May 27
Introduction – Like shooting fish in a barrell – several Colorado counties have ramped up their efforts to investigate and prosecute those downloading child pornography. With penalties from life in prison, to multiple years in the Department of Corrections, – with consequences such as lifetime registration as a sex offender and literally years of “treatment” for convicted sex offenders – this story is too important to ignore.
I have prosecuted and defended dozens of these cases in 40 years of practicing Colorado criminal law – these are among the most complex of cases and need special attention from a specialist to properly defend these allegations in court.
The Story first appeared on “9 Wants to Know” in 2011 under this heading:
‘Mind-blowing’ Number Of Coloradans With Child Porn”
DOUGLAS COUNTY – A special Douglas County Sheriff’s Office task force that began using a social network tool to catch online predators last summer had no idea what they were in for. Investigators told 9Wants to Know they were immediatelywere overwhelmed by the sheer number of people in Colorado sharing and trading child pornography.
“It’s mind-blowing,” Deputy District Attorney Christopher Gallo with the Special Victims’ Unit (SVU) in the 18th Judicial District said. “It’s everywhere. The detectives could work all day, every day, and still not run out of work to do.”
Douglas County Internet Crimes Against Children Task Force (ICAC) and the SVU expect to arrest twice as many people this year than last year who have distributed or downloaded images and videos of children as young as infants being tortured, degraded and raped.
“This is scary, scary stuff,” Lt. Kevin Duffy, who oversees the ICAC unit, said. “When law enforcement officers who are used to dealing with this type of stuff every day are cringing at some of the things they’re seeing and some of the things they’re having to deal with, people need to take notice.”
The task force is now writing up to five search warrants a week. So far this year, it’s made five felony arrests. In 2010, the unit arrested 14 suspects for possessing child porn.
The unit began catching more suspects when it started using peer-to-peer file-sharing networks that work like Napster. The software opens windows into other people’s computers and allows you to view and take what’s there.

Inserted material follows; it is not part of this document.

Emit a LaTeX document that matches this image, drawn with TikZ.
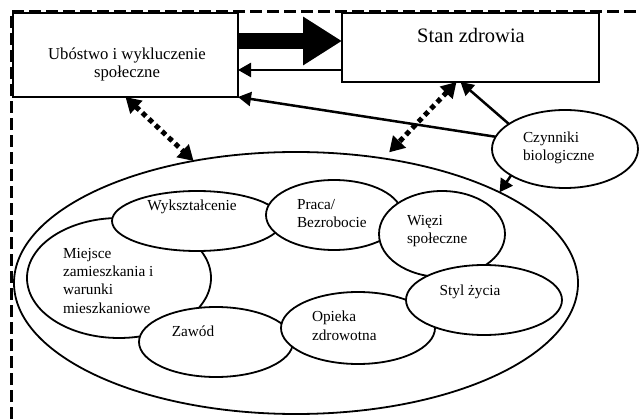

“It’s about as easy as downloading music from the Internet,” Gallo said. “It can be shared again and again and again. So it’s a continuum of that child being perpetrated on.”
The ICAC team is made up of people like Gallo and Det. Shawn Cronce of the Douglas County Sheriffs Department.
Cronce and Gallo volunteered for the job and plan to stick with it, despite the hundreds of thousands of images they have to look at to find the suspects and find the children.
“We see bad things and we go into that with our eyes open. We know that on the other side of that we might be helping a child,” Gallo said
The task force says every time the picture is viewed, the child is re-victimized.
“It’s crushing to them that the possibility exists that someone they don’t know is looking at them in an awful situation. It’s crushing,” Gallo said.
“Sometimes the right thing is probation for them, the special probation that all sex offenders go on. And sometimes it’s go to prison for life,” Gallo said. “If they can be treated, if they can be contained, if they can be safe, then they go on probation and the can contribute to the community.”
The Colorado ICAC was formed in 1997. There are now 56 participating agencies statewide and 61 across the country. All of them have the single goal to find the children in the videos and pictures and rescue them.
Attributed to Investigative Reporter Deborah Sherman at [email protected]. KUSA-TV
Here are the Colorado Laws that apply to these cases:
(1) A person commits internet sexual exploitation of a child if a person, who is at least four years older than a child who is under fifteen years of age, knowingly importunes, invites, or entices the child through communication via a computer network or system to:
(a) Expose or touch the child’s own or another person’s intimate parts while communicating with the person via a computer network or system; or
(b) Observe the person’s intimate parts while communicating with the person via a computer network or system.
(2) It shall not be an affirmative defense to this section that the child was actually a law enforcement officer posing as a child under fifteen years of age.
(3) Internet sexual exploitation of a child is a class 4 felony.
(1) A person commits internet luring of a child if the person knowingly communicates a statement over a computer or computer network to a child under fifteen years of age, describing explicit sexual conduct as defined in section 18-6-403 (2) (e), and, in connection with the communication, makes a statement persuading or inviting the child to meet the person for any purpose, and the person is more than four years older than the child.
(2) It shall not be an affirmative defense to this section that:
(a) A meeting did not occur; or
(b) The child was actually a law enforcement officer posing as a child under fifteen years of age.
(3) Internet luring of a child is a class 5 felony; except that luring of a child is a class 4 felony if committed with the intent to meet for the purpose of engaging in sexual exploitation as defined in section 18-6-403 or sexual contact as defined in section 18-3-401.
(4) For purposes of this section, “in connection with” means communications that further, advance, promote, or have a continuity of purpose and may occur before, during, or after the invitation to meet.